Set exercise: Repeat every line of the data exactly, but not the pictures.

Provided data:
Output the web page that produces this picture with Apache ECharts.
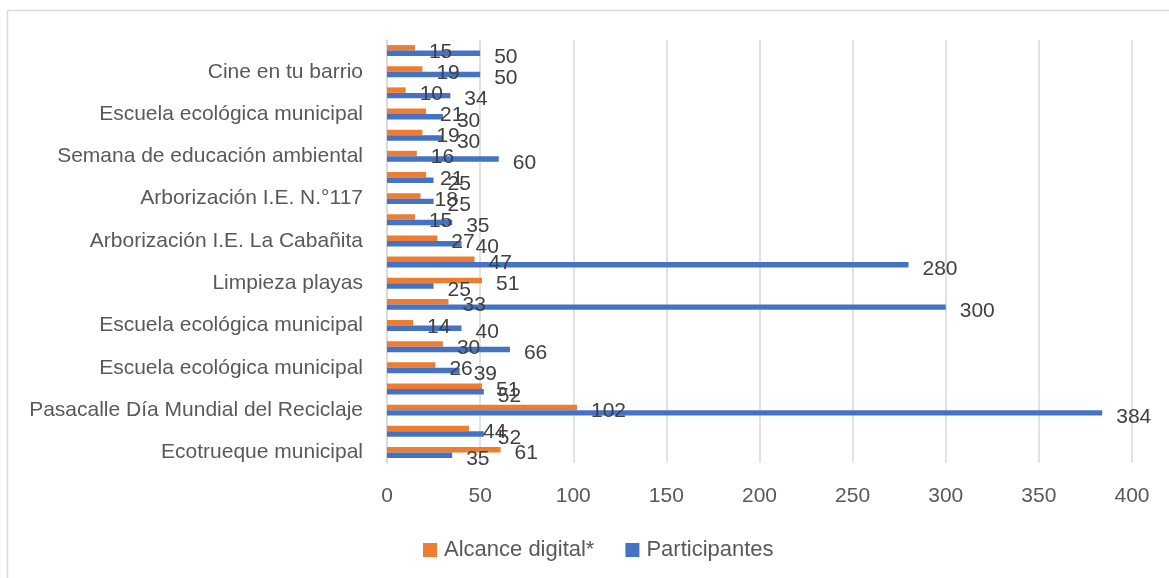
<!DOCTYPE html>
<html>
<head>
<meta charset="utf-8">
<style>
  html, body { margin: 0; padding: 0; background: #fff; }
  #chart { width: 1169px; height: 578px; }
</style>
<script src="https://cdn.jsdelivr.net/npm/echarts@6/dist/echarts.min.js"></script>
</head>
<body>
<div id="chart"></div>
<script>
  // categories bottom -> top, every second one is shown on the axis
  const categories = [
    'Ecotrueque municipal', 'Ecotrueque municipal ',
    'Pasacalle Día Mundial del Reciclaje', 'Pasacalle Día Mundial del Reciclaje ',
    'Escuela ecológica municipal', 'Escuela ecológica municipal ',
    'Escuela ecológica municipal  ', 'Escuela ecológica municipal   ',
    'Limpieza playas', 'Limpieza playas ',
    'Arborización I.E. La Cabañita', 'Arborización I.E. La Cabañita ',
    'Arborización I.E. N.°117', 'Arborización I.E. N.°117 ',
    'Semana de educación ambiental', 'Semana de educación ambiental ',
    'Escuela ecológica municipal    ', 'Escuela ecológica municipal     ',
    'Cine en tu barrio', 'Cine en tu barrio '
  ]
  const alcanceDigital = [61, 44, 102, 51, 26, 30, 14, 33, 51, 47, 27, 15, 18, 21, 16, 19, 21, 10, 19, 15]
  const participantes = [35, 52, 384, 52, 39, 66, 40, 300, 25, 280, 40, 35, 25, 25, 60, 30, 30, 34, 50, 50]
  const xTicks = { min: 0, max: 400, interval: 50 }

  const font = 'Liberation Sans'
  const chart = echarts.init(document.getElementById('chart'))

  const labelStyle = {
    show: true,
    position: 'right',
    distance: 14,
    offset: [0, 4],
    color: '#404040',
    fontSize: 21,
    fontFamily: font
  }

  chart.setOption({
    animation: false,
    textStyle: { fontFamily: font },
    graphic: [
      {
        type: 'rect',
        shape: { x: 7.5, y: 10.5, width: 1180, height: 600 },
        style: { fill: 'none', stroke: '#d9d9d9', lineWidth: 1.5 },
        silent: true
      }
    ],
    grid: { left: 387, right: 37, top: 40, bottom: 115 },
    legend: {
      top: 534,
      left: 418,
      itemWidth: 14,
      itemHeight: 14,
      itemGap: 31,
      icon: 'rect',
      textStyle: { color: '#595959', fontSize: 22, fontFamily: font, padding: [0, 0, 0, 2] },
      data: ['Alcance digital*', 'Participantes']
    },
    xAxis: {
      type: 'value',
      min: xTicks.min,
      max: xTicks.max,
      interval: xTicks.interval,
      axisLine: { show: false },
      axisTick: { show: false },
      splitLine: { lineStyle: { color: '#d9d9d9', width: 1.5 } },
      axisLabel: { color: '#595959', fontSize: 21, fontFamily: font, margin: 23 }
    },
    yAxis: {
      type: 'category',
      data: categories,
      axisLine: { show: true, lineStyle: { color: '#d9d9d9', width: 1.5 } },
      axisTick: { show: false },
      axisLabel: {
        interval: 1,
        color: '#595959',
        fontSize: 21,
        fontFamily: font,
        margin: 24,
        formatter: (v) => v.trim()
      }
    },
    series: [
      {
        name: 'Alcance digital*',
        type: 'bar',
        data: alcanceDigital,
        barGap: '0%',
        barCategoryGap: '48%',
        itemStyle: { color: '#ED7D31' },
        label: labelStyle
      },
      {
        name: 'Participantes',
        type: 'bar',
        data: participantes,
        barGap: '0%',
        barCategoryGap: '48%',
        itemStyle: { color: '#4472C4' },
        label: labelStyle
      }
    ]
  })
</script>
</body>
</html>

Solution for this task:
Output the web page that produces this picture with Apache ECharts.
<!DOCTYPE html>
<html>
<head>
<meta charset="utf-8">
<style>
  html, body { margin: 0; padding: 0; background: #fff; }
  #chart { width: 1169px; height: 578px; }
</style>
<script src="https://cdn.jsdelivr.net/npm/echarts@6/dist/echarts.min.js"></script>
</head>
<body>
<div id="chart"></div>
<script>
  // categories bottom -> top, every second one is shown on the axis
  const categories = [
    'Ecotrueque municipal', 'Ecotrueque municipal ',
    'Pasacalle Día Mundial del Reciclaje', 'Pasacalle Día Mundial del Reciclaje ',
    'Escuela ecológica municipal', 'Escuela ecológica municipal ',
    'Escuela ecológica municipal  ', 'Escuela ecológica municipal   ',
    'Limpieza playas', 'Limpieza playas ',
    'Arborización I.E. La Cabañita', 'Arborización I.E. La Cabañita ',
    'Arborización I.E. N.°117', 'Arborización I.E. N.°117 ',
    'Semana de educación ambiental', 'Semana de educación ambiental ',
    'Escuela ecológica municipal    ', 'Escuela ecológica municipal     ',
    'Cine en tu barrio', 'Cine en tu barrio '
  ]
  const alcanceDigital = [61, 44, 102, 51, 26, 30, 14, 33, 51, 47, 27, 15, 18, 21, 16, 19, 21, 10, 19, 15]
  const participantes = [35, 52, 384, 52, 39, 66, 40, 300, 25, 280, 40, 35, 25, 25, 60, 30, 30, 34, 50, 50]
  const xTicks = { min: 0, max: 400, interval: 50 }

  const font = 'Liberation Sans'
  const chart = echarts.init(document.getElementById('chart'))

  const labelStyle = {
    show: true,
    position: 'right',
    distance: 14,
    offset: [0, 4],
    color: '#404040',
    fontSize: 21,
    fontFamily: font
  }

  chart.setOption({
    animation: false,
    textStyle: { fontFamily: font },
    graphic: [
      {
        type: 'rect',
        shape: { x: 7.5, y: 10.5, width: 1180, height: 600 },
        style: { fill: 'none', stroke: '#d9d9d9', lineWidth: 1.5 },
        silent: true
      }
    ],
    grid: { left: 387, right: 37, top: 40, bottom: 115 },
    legend: {
      top: 534,
      left: 418,
      itemWidth: 14,
      itemHeight: 14,
      itemGap: 31,
      icon: 'rect',
      textStyle: { color: '#595959', fontSize: 22, fontFamily: font, padding: [0, 0, 0, 2] },
      data: ['Alcance digital*', 'Participantes']
    },
    xAxis: {
      type: 'value',
      min: xTicks.min,
      max: xTicks.max,
      interval: xTicks.interval,
      axisLine: { show: false },
      axisTick: { show: false },
      splitLine: { lineStyle: { color: '#d9d9d9', width: 1.5 } },
      axisLabel: { color: '#595959', fontSize: 21, fontFamily: font, margin: 23 }
    },
    yAxis: {
      type: 'category',
      data: categories,
      axisLine: { show: true, lineStyle: { color: '#d9d9d9', width: 1.5 } },
      axisTick: { show: false },
      axisLabel: {
        interval: 1,
        color: '#595959',
        fontSize: 21,
        fontFamily: font,
        margin: 24,
        formatter: (v) => v.trim()
      }
    },
    series: [
      {
        name: 'Alcance digital*',
        type: 'bar',
        data: alcanceDigital,
        barGap: '0%',
        barCategoryGap: '48%',
        itemStyle: { color: '#ED7D31' },
        label: labelStyle
      },
      {
        name: 'Participantes',
        type: 'bar',
        data: participantes,
        barGap: '0%',
        barCategoryGap: '48%',
        itemStyle: { color: '#4472C4' },
        label: labelStyle
      }
    ]
  })
</script>
</body>
</html>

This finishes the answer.